§ What needs to be done: Give the count of lines in the data that include "drawn", with no other words.

----

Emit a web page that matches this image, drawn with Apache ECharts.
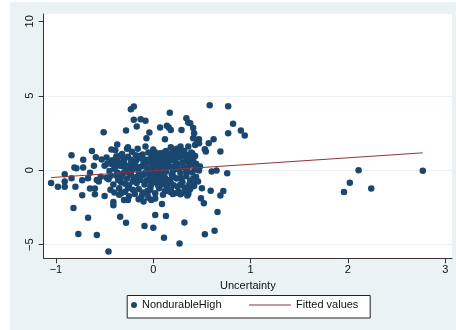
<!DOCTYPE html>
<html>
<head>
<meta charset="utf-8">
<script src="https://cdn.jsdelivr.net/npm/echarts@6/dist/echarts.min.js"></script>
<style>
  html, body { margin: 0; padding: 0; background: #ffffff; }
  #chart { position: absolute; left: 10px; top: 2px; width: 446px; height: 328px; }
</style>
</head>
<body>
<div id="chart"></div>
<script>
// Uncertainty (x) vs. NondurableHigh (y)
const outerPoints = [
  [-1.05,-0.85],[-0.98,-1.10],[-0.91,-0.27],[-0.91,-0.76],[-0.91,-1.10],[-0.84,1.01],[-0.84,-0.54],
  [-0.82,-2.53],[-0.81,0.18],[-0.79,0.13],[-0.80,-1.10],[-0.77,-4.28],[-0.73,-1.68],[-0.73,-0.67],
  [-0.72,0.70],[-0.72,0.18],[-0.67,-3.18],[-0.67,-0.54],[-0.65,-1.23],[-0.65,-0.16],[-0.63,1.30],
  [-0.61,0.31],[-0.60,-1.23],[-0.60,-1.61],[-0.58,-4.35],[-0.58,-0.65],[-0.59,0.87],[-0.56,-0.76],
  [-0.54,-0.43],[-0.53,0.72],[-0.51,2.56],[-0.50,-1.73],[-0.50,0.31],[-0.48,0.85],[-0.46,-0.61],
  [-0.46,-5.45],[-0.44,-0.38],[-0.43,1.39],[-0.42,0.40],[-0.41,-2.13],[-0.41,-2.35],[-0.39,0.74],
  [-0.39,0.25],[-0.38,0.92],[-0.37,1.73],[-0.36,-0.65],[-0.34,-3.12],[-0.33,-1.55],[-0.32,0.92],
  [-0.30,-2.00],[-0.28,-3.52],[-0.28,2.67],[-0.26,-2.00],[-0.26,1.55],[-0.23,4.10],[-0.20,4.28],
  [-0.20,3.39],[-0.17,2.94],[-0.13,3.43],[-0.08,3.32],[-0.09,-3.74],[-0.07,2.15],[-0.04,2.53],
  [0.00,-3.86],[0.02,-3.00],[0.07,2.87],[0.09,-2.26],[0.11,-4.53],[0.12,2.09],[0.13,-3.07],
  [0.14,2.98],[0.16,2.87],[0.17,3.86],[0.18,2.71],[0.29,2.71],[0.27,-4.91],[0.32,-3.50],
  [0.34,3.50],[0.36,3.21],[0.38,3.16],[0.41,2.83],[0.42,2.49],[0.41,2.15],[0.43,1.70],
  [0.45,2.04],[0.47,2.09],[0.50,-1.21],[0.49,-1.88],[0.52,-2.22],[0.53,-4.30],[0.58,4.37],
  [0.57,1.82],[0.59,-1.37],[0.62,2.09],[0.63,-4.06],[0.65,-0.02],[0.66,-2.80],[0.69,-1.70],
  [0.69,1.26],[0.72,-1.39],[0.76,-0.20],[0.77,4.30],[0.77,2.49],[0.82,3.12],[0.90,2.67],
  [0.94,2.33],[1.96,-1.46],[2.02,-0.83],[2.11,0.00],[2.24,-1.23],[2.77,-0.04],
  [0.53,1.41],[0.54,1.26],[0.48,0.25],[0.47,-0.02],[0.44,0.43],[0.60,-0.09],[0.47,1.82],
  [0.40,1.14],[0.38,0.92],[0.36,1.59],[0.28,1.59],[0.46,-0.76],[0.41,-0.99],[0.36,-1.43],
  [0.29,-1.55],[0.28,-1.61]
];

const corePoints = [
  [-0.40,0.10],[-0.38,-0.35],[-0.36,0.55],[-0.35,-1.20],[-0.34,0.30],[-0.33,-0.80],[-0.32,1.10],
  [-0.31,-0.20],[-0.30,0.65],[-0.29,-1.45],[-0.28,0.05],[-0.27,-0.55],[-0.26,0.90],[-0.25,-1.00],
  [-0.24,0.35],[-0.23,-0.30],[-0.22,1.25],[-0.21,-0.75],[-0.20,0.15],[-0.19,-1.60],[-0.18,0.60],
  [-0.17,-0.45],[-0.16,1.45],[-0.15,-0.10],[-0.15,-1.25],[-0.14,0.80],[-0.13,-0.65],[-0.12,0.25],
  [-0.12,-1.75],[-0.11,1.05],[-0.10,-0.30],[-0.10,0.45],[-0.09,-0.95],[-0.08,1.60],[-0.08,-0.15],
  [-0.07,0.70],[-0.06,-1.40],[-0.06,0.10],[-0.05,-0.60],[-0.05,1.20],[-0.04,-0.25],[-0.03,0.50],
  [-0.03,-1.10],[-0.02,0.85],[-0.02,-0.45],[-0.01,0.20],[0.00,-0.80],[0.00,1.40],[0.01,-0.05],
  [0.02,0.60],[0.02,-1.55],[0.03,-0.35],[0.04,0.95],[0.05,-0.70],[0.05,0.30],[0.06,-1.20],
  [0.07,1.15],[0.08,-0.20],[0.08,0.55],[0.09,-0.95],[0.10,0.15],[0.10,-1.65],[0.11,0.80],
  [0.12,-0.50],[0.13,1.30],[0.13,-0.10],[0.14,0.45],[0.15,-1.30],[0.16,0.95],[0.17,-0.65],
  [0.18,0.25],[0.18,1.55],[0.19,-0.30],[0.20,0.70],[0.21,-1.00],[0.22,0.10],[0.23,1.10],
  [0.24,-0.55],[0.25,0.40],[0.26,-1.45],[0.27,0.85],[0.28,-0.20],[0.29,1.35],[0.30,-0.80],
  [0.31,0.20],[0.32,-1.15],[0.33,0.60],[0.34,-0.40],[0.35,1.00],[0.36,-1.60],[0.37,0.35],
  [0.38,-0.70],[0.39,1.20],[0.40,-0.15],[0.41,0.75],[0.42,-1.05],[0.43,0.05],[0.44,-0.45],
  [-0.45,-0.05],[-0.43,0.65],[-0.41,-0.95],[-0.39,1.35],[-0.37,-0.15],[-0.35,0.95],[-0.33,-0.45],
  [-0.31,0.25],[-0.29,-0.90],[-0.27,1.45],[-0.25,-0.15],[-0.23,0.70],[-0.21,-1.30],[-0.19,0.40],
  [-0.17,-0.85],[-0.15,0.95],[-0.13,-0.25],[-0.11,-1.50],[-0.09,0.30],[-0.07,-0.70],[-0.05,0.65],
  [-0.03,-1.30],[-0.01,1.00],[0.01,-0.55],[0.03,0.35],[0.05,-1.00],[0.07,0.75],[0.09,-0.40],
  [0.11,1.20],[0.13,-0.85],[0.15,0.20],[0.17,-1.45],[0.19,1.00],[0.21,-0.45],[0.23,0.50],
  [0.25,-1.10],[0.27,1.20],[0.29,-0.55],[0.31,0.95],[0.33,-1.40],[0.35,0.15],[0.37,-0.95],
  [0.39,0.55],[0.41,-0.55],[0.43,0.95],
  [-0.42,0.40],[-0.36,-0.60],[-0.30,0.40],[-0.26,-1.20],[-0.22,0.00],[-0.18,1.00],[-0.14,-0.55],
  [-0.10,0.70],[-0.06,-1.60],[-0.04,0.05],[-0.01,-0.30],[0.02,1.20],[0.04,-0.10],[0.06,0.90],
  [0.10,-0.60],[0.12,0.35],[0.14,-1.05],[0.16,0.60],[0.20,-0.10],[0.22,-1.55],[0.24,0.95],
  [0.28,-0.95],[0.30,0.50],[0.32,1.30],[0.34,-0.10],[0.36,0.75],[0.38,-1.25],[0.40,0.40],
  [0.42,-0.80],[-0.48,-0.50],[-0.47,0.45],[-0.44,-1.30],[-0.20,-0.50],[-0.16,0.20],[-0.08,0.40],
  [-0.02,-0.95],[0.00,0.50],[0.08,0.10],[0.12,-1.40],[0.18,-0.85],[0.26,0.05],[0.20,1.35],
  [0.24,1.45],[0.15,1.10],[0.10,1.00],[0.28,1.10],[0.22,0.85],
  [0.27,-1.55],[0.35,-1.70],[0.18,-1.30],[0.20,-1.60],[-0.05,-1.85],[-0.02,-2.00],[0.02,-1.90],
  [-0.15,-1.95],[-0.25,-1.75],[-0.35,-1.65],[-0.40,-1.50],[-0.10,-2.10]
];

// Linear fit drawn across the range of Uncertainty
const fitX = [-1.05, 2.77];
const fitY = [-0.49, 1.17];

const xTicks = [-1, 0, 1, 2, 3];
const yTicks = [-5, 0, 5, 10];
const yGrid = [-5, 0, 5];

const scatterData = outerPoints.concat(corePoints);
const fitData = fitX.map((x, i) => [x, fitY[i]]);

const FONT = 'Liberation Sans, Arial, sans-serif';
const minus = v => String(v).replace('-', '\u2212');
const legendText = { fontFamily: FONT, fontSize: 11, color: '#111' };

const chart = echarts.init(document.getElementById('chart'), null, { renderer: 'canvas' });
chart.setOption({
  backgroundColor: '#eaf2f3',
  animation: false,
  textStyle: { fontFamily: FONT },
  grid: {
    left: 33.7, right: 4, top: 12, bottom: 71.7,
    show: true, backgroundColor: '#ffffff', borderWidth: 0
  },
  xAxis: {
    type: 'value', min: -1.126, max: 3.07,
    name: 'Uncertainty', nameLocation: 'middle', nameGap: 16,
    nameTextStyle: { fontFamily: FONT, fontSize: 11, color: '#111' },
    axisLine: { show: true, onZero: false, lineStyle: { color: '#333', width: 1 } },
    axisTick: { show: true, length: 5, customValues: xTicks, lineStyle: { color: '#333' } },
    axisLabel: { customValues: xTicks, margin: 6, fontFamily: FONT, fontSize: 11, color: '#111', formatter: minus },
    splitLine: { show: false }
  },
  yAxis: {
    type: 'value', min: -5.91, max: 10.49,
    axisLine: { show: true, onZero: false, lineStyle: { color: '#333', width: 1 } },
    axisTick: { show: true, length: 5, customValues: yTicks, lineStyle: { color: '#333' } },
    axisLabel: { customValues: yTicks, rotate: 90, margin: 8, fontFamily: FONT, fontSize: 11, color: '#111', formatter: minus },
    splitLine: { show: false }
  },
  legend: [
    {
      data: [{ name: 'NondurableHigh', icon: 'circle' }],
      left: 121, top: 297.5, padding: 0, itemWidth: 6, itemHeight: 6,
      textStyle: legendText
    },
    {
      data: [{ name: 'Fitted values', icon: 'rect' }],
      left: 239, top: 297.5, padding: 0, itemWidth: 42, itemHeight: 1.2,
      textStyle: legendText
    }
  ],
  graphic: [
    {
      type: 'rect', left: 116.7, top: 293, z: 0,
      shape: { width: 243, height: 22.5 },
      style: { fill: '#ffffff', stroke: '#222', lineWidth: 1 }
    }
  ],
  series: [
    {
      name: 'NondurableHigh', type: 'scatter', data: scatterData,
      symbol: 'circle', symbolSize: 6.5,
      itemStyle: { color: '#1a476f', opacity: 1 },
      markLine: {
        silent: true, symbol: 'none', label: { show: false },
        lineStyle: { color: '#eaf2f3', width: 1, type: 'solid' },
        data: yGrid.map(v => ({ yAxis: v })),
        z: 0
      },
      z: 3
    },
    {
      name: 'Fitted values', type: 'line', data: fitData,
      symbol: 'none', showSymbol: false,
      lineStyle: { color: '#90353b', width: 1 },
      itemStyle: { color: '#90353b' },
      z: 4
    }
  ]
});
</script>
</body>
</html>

----

§ Output below: 2